Chris Sparrow

    BOOKMARK AND SHARE

    Mon, 28 Nov 2011 02:35:27 GMT           

    Much attention has – and continues to be – focused on the impact of high frequency trading.

    Many market participants have raised red flags regarding the practice, claiming that HFT leads to flickering quotes and disappearing liquidity. The pro-HFT camp claims that HFTs benefit the market by adding liquidity resulting in reduced spreads and lower volatility.

    Given these diametrically opposing viewpoints and the attention given to the practice, why, after more than two years of debate and discussion, is the impact of HFT still unclear? The answer is that they are both correct; HFT can simultaneously benefit and harm the market.

    Put simply, HFT is not a trading strategy. It’s a business model.

    HFT shops use technology to implement high frequency, low latency trading strategies. They also use services provided by marketplaces such as co-location and direct market data feeds. HFTs can be defined by their business characteristics, which include carrying minimal overnight positions, having extremely short holding periods and using powerful computers connected to low latency networks to submit and cancel orders.

    These tools and services can be used in many different ways. There is a fairly broad spectrum of HFT strategies, with each having a different impact on the market.

    These include:

    • Statistical arbitrage
    • Cross-asset/inter-listed arbitrage
    • Latency arbitrage
    • Pattern recognition
    • Electronic liquidity provision (rebate arbitrage)

    Some of these strategies, such as statistical arbitrage, reduce volatility, which, through the perspective of a buy-side institution, provides a net benefit to the market. Electronic liquidity provision (ELP) results in tighter spreads as ELPs compete with each other to earn a rebate from a trading venue. That’s a benefit to the retail investor. Other strategies, such as pattern recognition, prey on the buy side by trading ahead of institutional order flow. Latency arbitrage results in flickering quotes, leading to frustration on the part of traders trying to access this fleeting liquidity.

    The problem that arises when discussing the impact of HFT is that some of these strategies provide a benefit while others are more nefarious.

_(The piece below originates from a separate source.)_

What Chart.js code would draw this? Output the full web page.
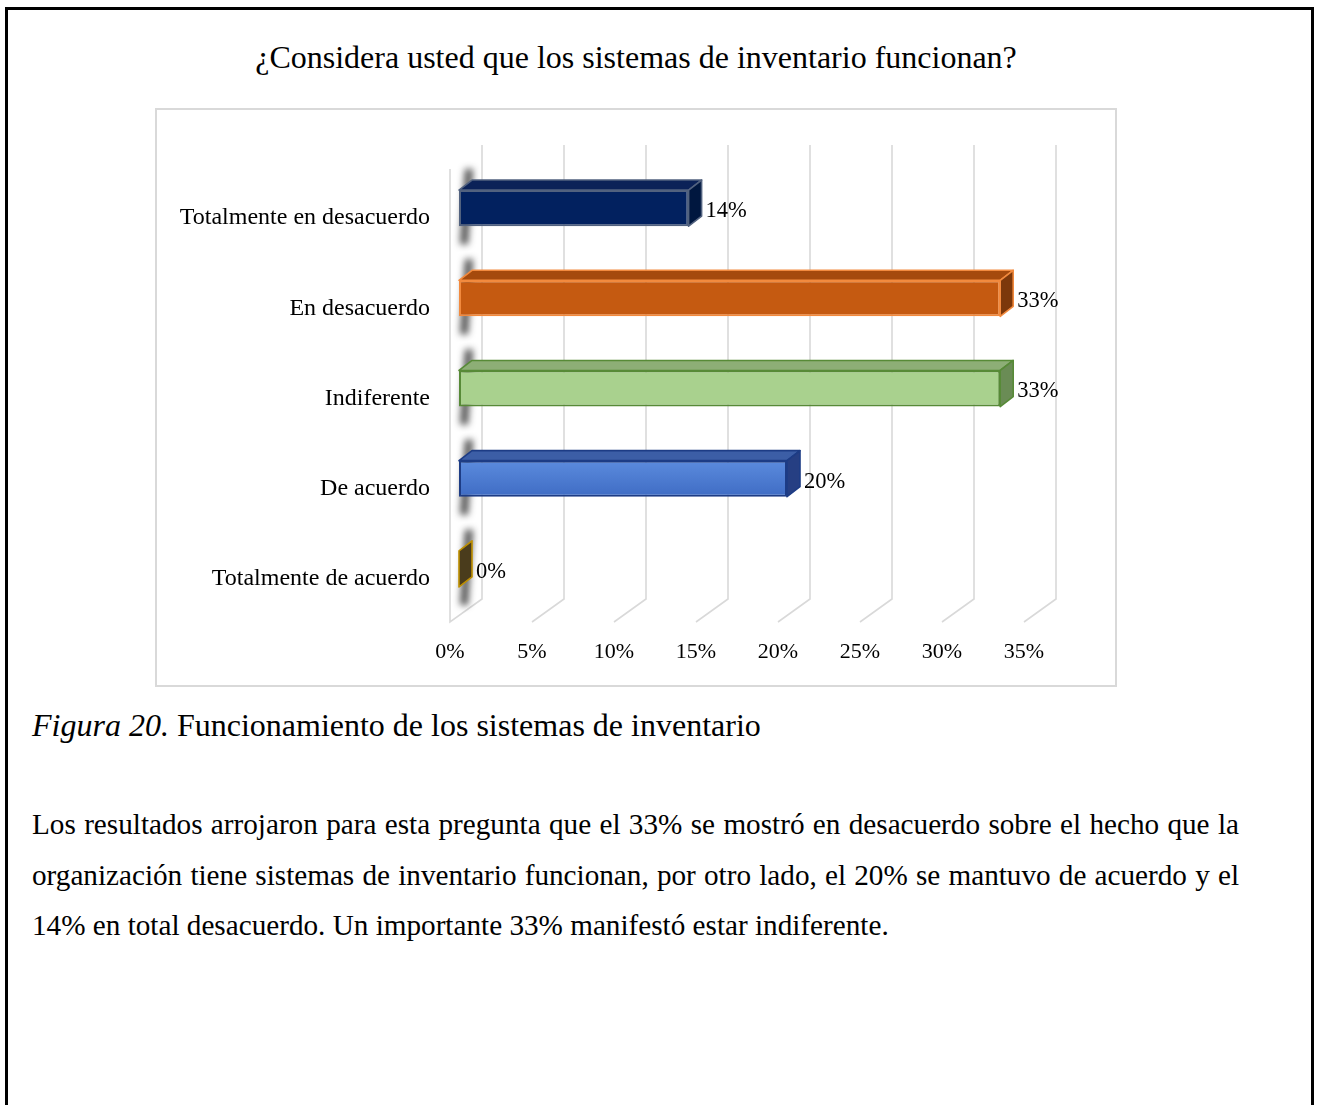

Any general discussion of HFT results in averaging across disparate sub-strategies. Examples of this occur when articles are written touting the benefits of HFT but describing a specific HFT sub-strategy such as statistical arbitrage. This approach leads to headlines that tend to confuse rather than clarify the impact of HFT.

    The solution is to narrow the discussion to the impact of specific HFT strategies. By being more precise, methodologies can be tailored that address the specific impacts of HFT strategies rather than trying to address the impact of a general set of strategies.

    In the same way, products and trading techniques can be developed to counter specific strategies. Smart order routers can be constructed to counter latency arbitrage and algorithms that are easy to recognize can be modified to minimize their footprint in order to counter pattern recognition strategies.

    One point that is generally agreed on is that HFTs possess potent weapons in the forms of technology, market access and intellectual capacity. Traditional market participants must evolve their techniques to avoid being picked-off by “bad” HFT strategies and to take advantage of “good” HFT strategies.

    Part of the solution is to institute techniques to measure the impacts of the various HFT strategies and then act on these measurements to ensure optimal trading results. The other part of the solution is to utilize products that have been developed to address the impacts of detrimental HFT strategies.

    To move forward in the debate about HFT and its impact on the market, we need to understand the impacts of the specific strategies being employed and avoid generalizing statements that apply to all strategies.

    Otherwise, the pro-HFT camp will continue to talk about strategies that heave a clear benefit to the market while the anti-HFT camp will continue to focus on strategies that exploit the existing market structure to pick off natural liquidity providers.

    In short, we need to stop talking about HFT and start talking about their strategies.